Notice of appeal was given prior to January 1, 1966.
Glen Otis Hall testified that on September 3, he had been operating a service station owned by Raymond St. Clair for about two weeks; that the appellant had been coming by the station almost daily during this time; that while alone about 3 a. m., September 3, he looked up, after hearing footsteps, to see a man wearing a brown paper mask with his hand in a sack containing what looked like a pistol, saying: “Git in that washroom or I’ll blow you in two,” which put him in fear of his life or bodily injury; that he had seen the appellant across the street at another service station about midnight and at 2 a. m., before the robbery at 3 a. m.; that the robber’s face was only partially covered, and he recognized the side of the face, the physical build, and the voice of the robber as those of the appellant, and identified the appellant, while testifying, as the man who robbed him and he so informed the officers who apprehended the appellant about 4:30 a. m., that night; that he had the care, control, and management of the station and the property therein, and that he did not give the appellant or anyone his consent to take the money from the cash register which was more than one hundred dollars.
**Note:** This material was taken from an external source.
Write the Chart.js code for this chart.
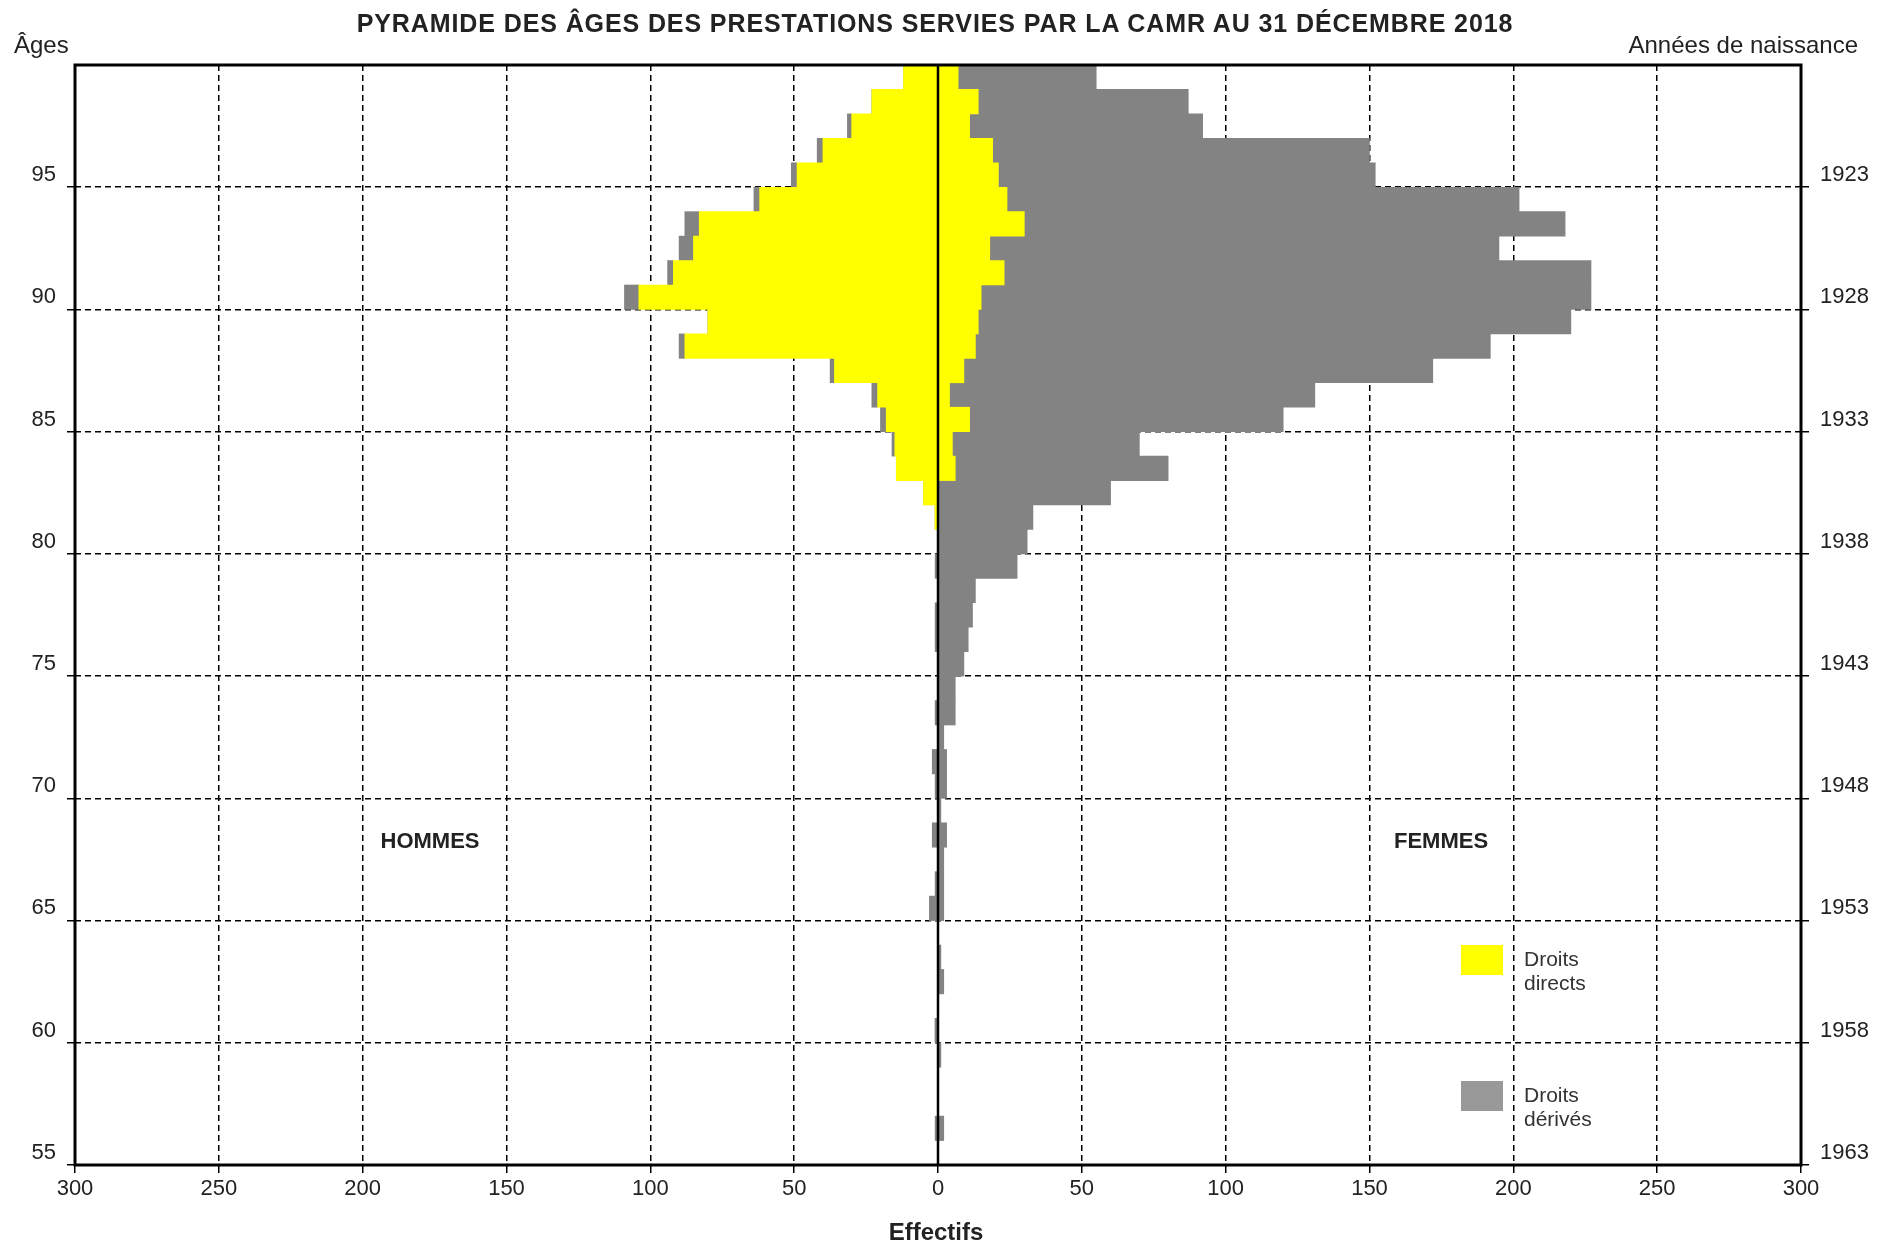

Raymond St. Clair, the owner of the station, testified that the appellant had operated the station for him from July until the latter part of August, 1964; that more than three hundred dollars was missing from the station after the robbery on September 3; and that Hall had possession of the station at the time of the robbery.
The testimony reveals that the appellant was apprehended as he was leaving his apartment at 4:30 a. m., following the robbery at 3 a. m.; and the money taken in the robbery was found by the officers in the apartment at the direction of the appellant, and also at appellant’s direction credit cards and checks taken in the robbery were found by the officers on a nearby lot.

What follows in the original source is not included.